The funny thing is, Bach was, IMO, just as much and more of a prodigious mind, and yet he was a gracious individual, not all that full of himself. Probably partly because he didn't have as much notoriety, but he had more to brag about. Let's see, Handel was a big cosmopolitan success who wrote a whole bunch of great music and managed to create a masterpiece in two weeks. That's great. Now try mastering absolutely every Baroque form. Try writing der kunst der fuge. Didn't think so. Not everyone can look at the fugue, and create not just an exemplary but masterful example of every type.

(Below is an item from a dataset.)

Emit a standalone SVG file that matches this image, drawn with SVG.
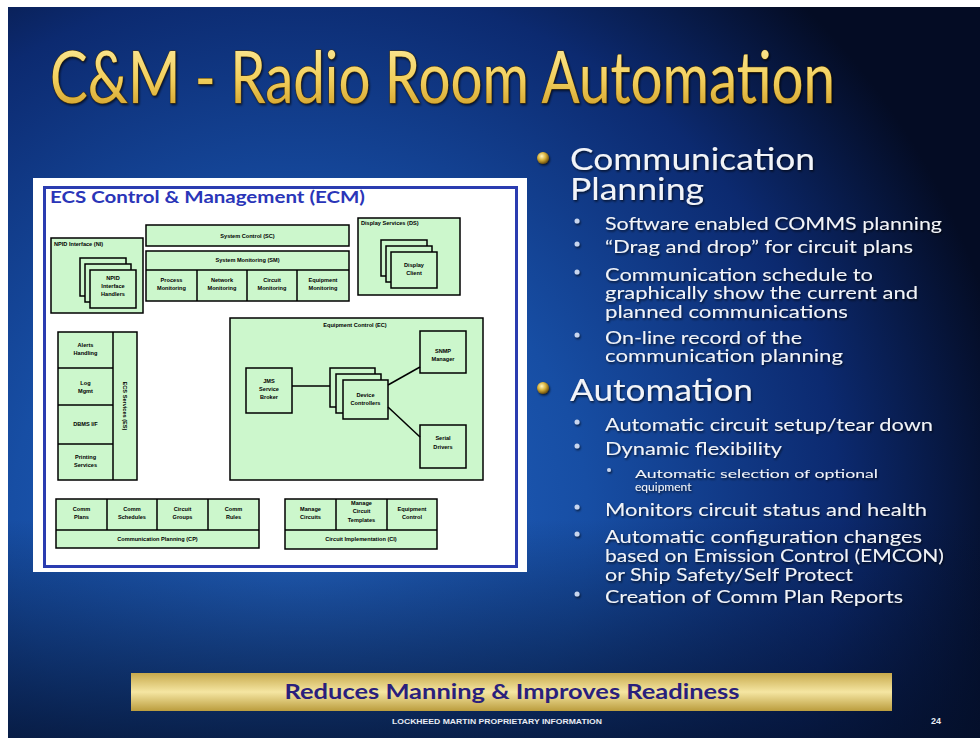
<svg xmlns="http://www.w3.org/2000/svg" width="980" height="738" viewBox="0 0 980 738">
<defs>
<radialGradient id="bg" cx="300" cy="520" r="720" gradientUnits="userSpaceOnUse">
<stop offset="0" stop-color="#2466c6"/>
<stop offset="0.4" stop-color="#174ea4"/>
<stop offset="0.75" stop-color="#0c2a70"/>
<stop offset="1" stop-color="#040c24"/>
</radialGradient>
<linearGradient id="bgb" x1="0" y1="0" x2="0" y2="1">
<stop offset="0.7" stop-color="#04102c" stop-opacity="0"/>
<stop offset="1" stop-color="#04102c" stop-opacity="0.75"/>
</linearGradient>
<linearGradient id="ttl" x1="0" y1="0" x2="0" y2="1">
<stop offset="0" stop-color="#fff0a8"/>
<stop offset="0.55" stop-color="#f2cf5c"/>
<stop offset="1" stop-color="#c9951e"/>
</linearGradient>
<linearGradient id="bar" x1="0" y1="0" x2="0" y2="1">
<stop offset="0" stop-color="#c7a94c"/>
<stop offset="0.5" stop-color="#f5e6a2"/>
<stop offset="1" stop-color="#bb9d3e"/>
</linearGradient>
<radialGradient id="ball" cx="0.4" cy="0.35" r="0.65">
<stop offset="0" stop-color="#fff6c0"/>
<stop offset="0.5" stop-color="#d8b23c"/>
<stop offset="1" stop-color="#6a4e0c"/>
</radialGradient>
<filter id="sh" x="-5%" y="-20%" width="110%" height="140%">
<feDropShadow dx="1" dy="1.5" stdDeviation="1" flood-color="#000" flood-opacity="0.7"/>
</filter>
</defs>
<style>
.t{font-family:Lato,"Open Sans","Liberation Sans",sans-serif;fill:#f2f4f8}
.h{font-size:30px}
.s{font-size:17px}
.ss{font-size:12px}
.g{fill:#ccf7cc;stroke:#000;stroke-width:1.5}
.ln{stroke:#000;stroke-width:1.5;fill:none}
.d{font-family:"Liberation Sans",Arial,sans-serif;font-weight:bold;font-size:5.6px;fill:#000;text-anchor:middle}
.dl{font-family:"Liberation Sans",Arial,sans-serif;font-weight:bold;font-size:5.6px;fill:#000}
.sb{fill:#c9d6ee}
</style>
<rect width="980" height="738" fill="#ffffff"/>
<rect x="8" y="7" width="972" height="731" fill="url(#bg)"/>
<rect x="8" y="7" width="972" height="731" fill="url(#bgb)"/>

<text x="50" y="103" font-family="Lato,'Open Sans',sans-serif" font-size="72" fill="url(#ttl)" stroke="#4a3300" stroke-width="1" paint-order="stroke" textLength="785" lengthAdjust="spacingAndGlyphs" filter="url(#sh)">C&amp;M - Radio Room Automation</text>

<g id="ecm-panel">
<rect x="33" y="178" width="494" height="394" fill="#ffffff"/>
<rect x="44.5" y="187.5" width="472" height="379" fill="#ffffff" stroke="#2a3cb0" stroke-width="3"/>
<text x="50" y="203" font-family="Lato,'Open Sans',sans-serif" font-weight="bold" font-size="17" fill="#2a35b8" textLength="315" lengthAdjust="spacingAndGlyphs">ECS Control &amp; Management (ECM)</text>
</g>

<g id="ni">
<rect class="g" x="51" y="238" width="92" height="75"/>
<text class="dl" x="54" y="246">NPID Interface (NI)</text>
<rect class="g" x="80" y="258" width="46" height="38"/>
<rect class="g" x="85" y="264" width="46" height="38"/>
<rect class="g" x="90" y="270" width="46" height="38"/>
<text class="d" x="113" y="280">NPID</text>
<text class="d" x="113" y="288">Interface</text>
<text class="d" x="113" y="296">Handlers</text>
</g>

<g id="sc">
<rect class="g" x="146" y="225" width="203" height="21"/>
<text class="d" x="247.5" y="238">System Control (SC)</text>
</g>

<g id="sm">
<rect class="g" x="146" y="251" width="203" height="50"/>
<line class="ln" x1="146" y1="270" x2="349" y2="270"/>
<line class="ln" x1="197" y1="270" x2="197" y2="301"/>
<line class="ln" x1="247" y1="270" x2="247" y2="301"/>
<line class="ln" x1="297" y1="270" x2="297" y2="301"/>
<text class="d" x="247.5" y="262">System Monitoring (SM)</text>
<text class="d" x="171.5" y="282">Process</text>
<text class="d" x="171.5" y="290">Monitoring</text>
<text class="d" x="222" y="282">Network</text>
<text class="d" x="222" y="290">Monitoring</text>
<text class="d" x="272" y="282">Circuit</text>
<text class="d" x="272" y="290">Monitoring</text>
<text class="d" x="323" y="282">Equipment</text>
<text class="d" x="323" y="290">Monitoring</text>
</g>

<g id="ds">
<rect class="g" x="358" y="218" width="102" height="77"/>
<text class="dl" x="361" y="225">Display Services (DS)</text>
<rect class="g" x="381" y="240" width="46" height="36"/>
<rect class="g" x="386" y="246" width="46" height="36"/>
<rect class="g" x="391" y="252" width="46" height="36"/>
<text class="d" x="414" y="267">Display</text>
<text class="d" x="414" y="275">Client</text>
</g>

<g id="es">
<rect class="g" x="58" y="332" width="79" height="148"/>
<line class="ln" x1="113" y1="332" x2="113" y2="480"/>
<line class="ln" x1="58" y1="368" x2="113" y2="368"/>
<line class="ln" x1="58" y1="405" x2="113" y2="405"/>
<line class="ln" x1="58" y1="444" x2="113" y2="444"/>
<text class="d" x="85.5" y="347">Alerts</text>
<text class="d" x="85.5" y="355">Handling</text>
<text class="d" x="85.5" y="385">Log</text>
<text class="d" x="85.5" y="393">Mgmt</text>
<text class="d" x="85.5" y="426">DBMS I/F</text>
<text class="d" x="85.5" y="459">Printing</text>
<text class="d" x="85.5" y="467">Services</text>
<text class="d" transform="translate(123,406) rotate(90)">ECS Services (ES)</text>
</g>

<g id="ec">
<rect class="g" x="230" y="318" width="253" height="162"/>
<text class="d" x="355" y="327">Equipment Control (EC)</text>
</g>

<g id="jms">
<rect class="g" x="246" y="368" width="46" height="45"/>
<text class="d" x="269" y="383">JMS</text>
<text class="d" x="269" y="391">Service</text>
<text class="d" x="269" y="399">Broker</text>
</g>

<g id="device-controllers">
<rect class="g" x="330" y="368" width="45" height="39"/>
<rect class="g" x="336" y="374" width="45" height="39"/>
<rect class="g" x="343" y="380" width="45" height="39"/>
<text class="d" x="365.5" y="397">Device</text>
<text class="d" x="365.5" y="405">Controllers</text>
</g>

<g id="snmp">
<rect class="g" x="420" y="331" width="46" height="42"/>
<text class="d" x="443" y="353">SNMP</text>
<text class="d" x="443" y="361">Manager</text>
</g>

<g id="serial">
<rect class="g" x="420" y="425" width="46" height="43"/>
<text class="d" x="443" y="440">Serial</text>
<text class="d" x="443" y="449">Drivers</text>
</g>

<g id="cp">
<rect class="g" x="56" y="499" width="203" height="49"/>
<line class="ln" x1="56" y1="530" x2="259" y2="530"/>
<line class="ln" x1="107" y1="499" x2="107" y2="530"/>
<line class="ln" x1="157" y1="499" x2="157" y2="530"/>
<line class="ln" x1="208" y1="499" x2="208" y2="530"/>
<text class="d" x="81.5" y="511">Comm</text>
<text class="d" x="81.5" y="519">Plans</text>
<text class="d" x="132" y="511">Comm</text>
<text class="d" x="132" y="519">Schedules</text>
<text class="d" x="182.5" y="511">Circuit</text>
<text class="d" x="182.5" y="519">Groups</text>
<text class="d" x="233.5" y="511">Comm</text>
<text class="d" x="233.5" y="519">Rules</text>
<text class="d" x="157.5" y="541">Communication Planning (CP)</text>
</g>

<g id="ci">
<rect class="g" x="285" y="499" width="152" height="50"/>
<line class="ln" x1="285" y1="530" x2="437" y2="530"/>
<line class="ln" x1="336" y1="499" x2="336" y2="530"/>
<line class="ln" x1="387" y1="499" x2="387" y2="530"/>
<text class="d" x="310.5" y="511">Manage</text>
<text class="d" x="310.5" y="519">Circuits</text>
<text class="d" x="361.5" y="505">Manage</text>
<text class="d" x="361.5" y="513">Circuit</text>
<text class="d" x="361.5" y="522">Templates</text>
<text class="d" x="412" y="511">Equipment</text>
<text class="d" x="412" y="519">Control</text>
<text class="d" x="361" y="541">Circuit Implementation (CI)</text>
</g>

<g id="connectors">
<line class="ln" x1="292" y1="386" x2="330" y2="386"/>
<line class="ln" x1="388" y1="385" x2="420" y2="367"/>
<line class="ln" x1="388" y1="407" x2="420" y2="437"/>
</g>

<g id="bullets" filter="url(#sh)">
<circle cx="543" cy="158" r="6" fill="url(#ball)"/>
<text class="t h" x="570" y="170" textLength="245" lengthAdjust="spacingAndGlyphs">Communication</text>
<text class="t h" x="570" y="200" textLength="134" lengthAdjust="spacingAndGlyphs">Planning</text>
<circle class="sb" cx="577" cy="221" r="2.5"/>
<text class="t s" x="605" y="230" textLength="337" lengthAdjust="spacingAndGlyphs">Software enabled COMMS planning</text>
<circle class="sb" cx="577" cy="244" r="2.5"/>
<text class="t s" x="605" y="253" textLength="308" lengthAdjust="spacingAndGlyphs">“Drag and drop” for circuit plans</text>
<circle class="sb" cx="577" cy="272" r="2.5"/>
<text class="t s" x="605" y="281" textLength="268" lengthAdjust="spacingAndGlyphs">Communication schedule to</text>
<text class="t s" x="605" y="299" textLength="313" lengthAdjust="spacingAndGlyphs">graphically show the current and</text>
<text class="t s" x="605" y="318" textLength="243" lengthAdjust="spacingAndGlyphs">planned communications</text>
<circle class="sb" cx="577" cy="335" r="2.5"/>
<text class="t s" x="605" y="344" textLength="197" lengthAdjust="spacingAndGlyphs">On-line record of the</text>
<text class="t s" x="605" y="362" textLength="238" lengthAdjust="spacingAndGlyphs">communication planning</text>

<circle cx="543" cy="388" r="6" fill="url(#ball)"/>
<text class="t h" x="570" y="401" textLength="183" lengthAdjust="spacingAndGlyphs">Automation</text>
<circle class="sb" cx="577" cy="422" r="2.5"/>
<text class="t s" x="605" y="431" textLength="328" lengthAdjust="spacingAndGlyphs">Automatic circuit setup/tear down</text>
<circle class="sb" cx="577" cy="446" r="2.5"/>
<text class="t s" x="605" y="455" textLength="177" lengthAdjust="spacingAndGlyphs">Dynamic flexibility</text>
<circle class="sb" cx="609" cy="470" r="2"/>
<text class="t ss" x="635" y="478" textLength="243" lengthAdjust="spacingAndGlyphs">Automatic selection  of optional</text>
<text class="t ss" x="635" y="491">equipment</text>
<circle class="sb" cx="577" cy="507" r="2.5"/>
<text class="t s" x="605" y="516" textLength="322" lengthAdjust="spacingAndGlyphs">Monitors circuit status and health</text>
<circle class="sb" cx="577" cy="534" r="2.5"/>
<text class="t s" x="605" y="543" textLength="317" lengthAdjust="spacingAndGlyphs">Automatic configuration changes</text>
<text class="t s" x="605" y="562" textLength="339" lengthAdjust="spacingAndGlyphs">based on Emission Control (EMCON)</text>
<text class="t s" x="605" y="581" textLength="248" lengthAdjust="spacingAndGlyphs">or Ship Safety/Self Protect</text>
<circle class="sb" cx="577" cy="594" r="2.5"/>
<text class="t s" x="605" y="603" textLength="298" lengthAdjust="spacingAndGlyphs">Creation of Comm Plan Reports</text>
</g>

<g id="banner">
<rect x="131" y="673" width="761" height="38" fill="url(#bar)"/>
<text x="512" y="699" text-anchor="middle" font-family="Lato,'Open Sans',sans-serif" font-weight="bold" font-size="21" fill="#2a1f7c" textLength="455" lengthAdjust="spacingAndGlyphs">Reduces Manning &amp; Improves Readiness</text>
</g>

<g id="footer">
<text x="497" y="724" text-anchor="middle" font-family="'Liberation Sans',Arial,sans-serif" font-weight="bold" font-size="6.5" fill="#e8ecf4" textLength="210" lengthAdjust="spacingAndGlyphs">LOCKHEED MARTIN PROPRIETARY INFORMATION</text>
<text x="936" y="724" text-anchor="middle" font-family="'Liberation Sans',Arial,sans-serif" font-weight="bold" font-size="9" fill="#e8ecf4">24</text>
</g>
</svg>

And I'd like to see these megolomaniacs write hundreds upon hundreds of cantatas. Mr. "Sacred Deity" had trouble composing enough music to fill up a couple of days. Bach composed that kind of volume of music with regularity. Of course, there's Telemann, Graupner, Vivaldi, Soler, Scarlatti, and the like as well, who composed huge amounts of great music without becoming full of themselves. Methinks it's some of that garbage philosophy that came afterwards, hehe. Theosophy, really? That's rich. If you guys are familiar with theosophists, you might agree.

As for another composer that might fit the parody bill-

Boulez: I lead you all away from the tyrannical forms of the past and into the exciting tyrannical forms of the future. Come hither, minions! Take my sacred literature and memorize it!